Neither YouTube nor Facebook would confirm or deny to Reuters that they’re using hashes to remove known extremist media.

But why would they? Reuters quoted Matthew Prince, chief executive of content distribution company CloudFlare:

There’s no upside in these companies talking about it. Why would they brag about censorship?

As it is, President Obama, along with other US and European leaders, has increasingly voiced concern about online radicalization.

Two weeks ago, the president said that the Orlando mass shooting was “inspired” by violent extremist propaganda, and that “one of the biggest challenges” is to combat ISIL’s propaganda “and the perversions of Islam” generated on the internet.

According to Reuters’ sources, in late April, representatives from YouTube, Twitter, Facebook and CloudFlare held a call to discuss options including the CEP’s content-blocking system.

The sources said that the companies were wary of letting an outside group decide what defined unacceptable content.

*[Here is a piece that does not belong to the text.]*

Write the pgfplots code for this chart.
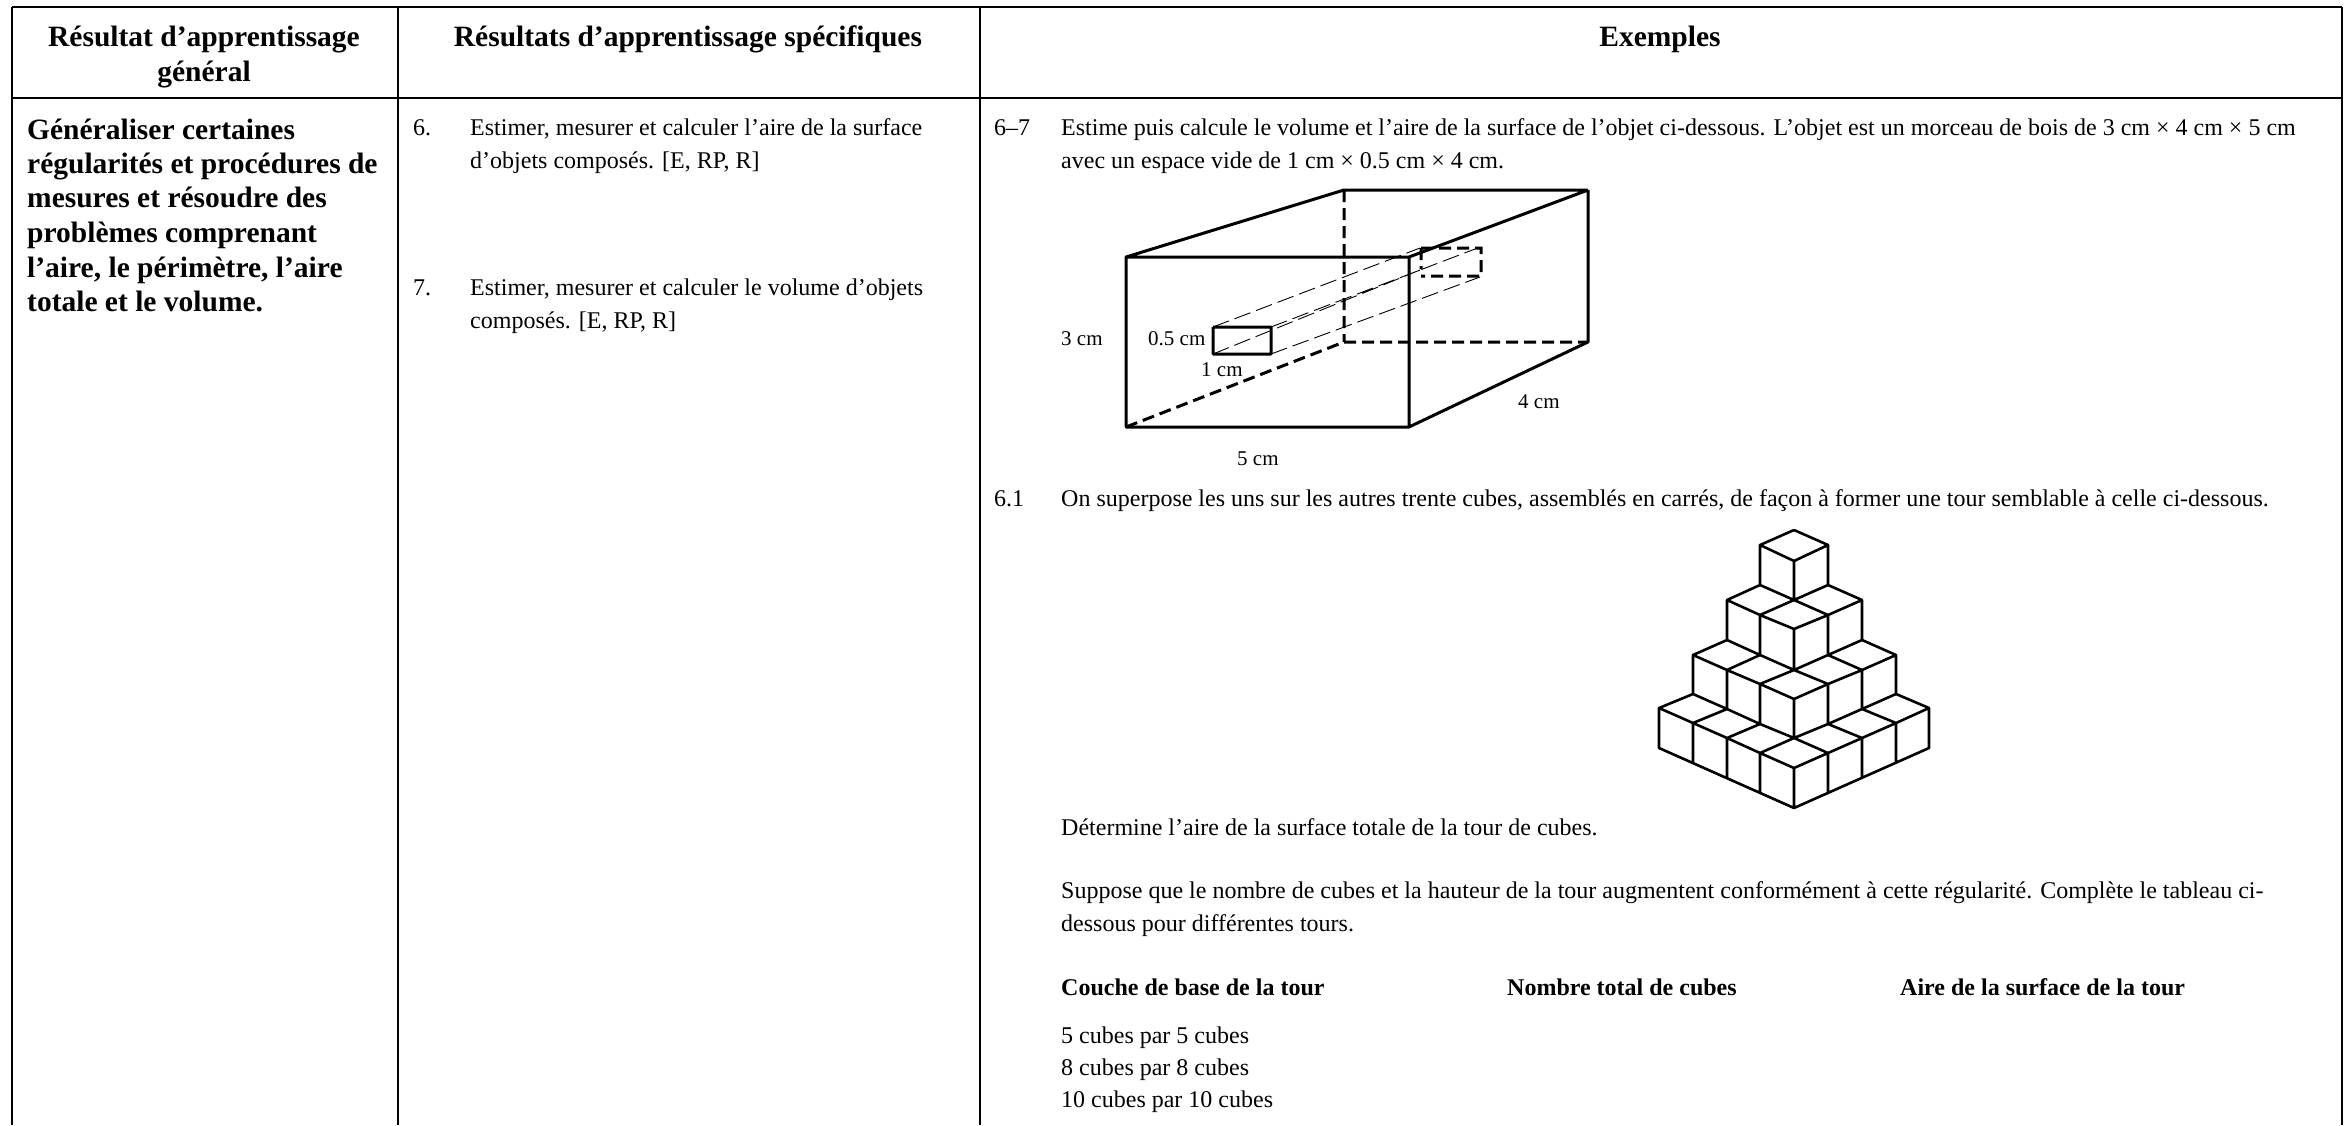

Seamus Hughes, deputy director of George Washington University’s Program on Extremism, noted to Reuters that extremist content differs from child abuse imagery in that it exists on a spectrum, and different web companies draw the line in different places.

Besides not wanting to publicize that they’re automatically censoring content, whoever’s already using hashing to block extremist content have other good reasons not to talk about it. According to Reuters’ sources: they don’t want to clue in terrorists so that they can manipulate the system.

Nor do such companies want to be thrust into the position of having repressive regimes demand that the algorithms be used to censor their opponents.

The companies reportedly raised alternatives including establishing a new industry-controlled nonprofit or expanding an existing industry-controlled nonprofit, but all of the options involved hashing technology.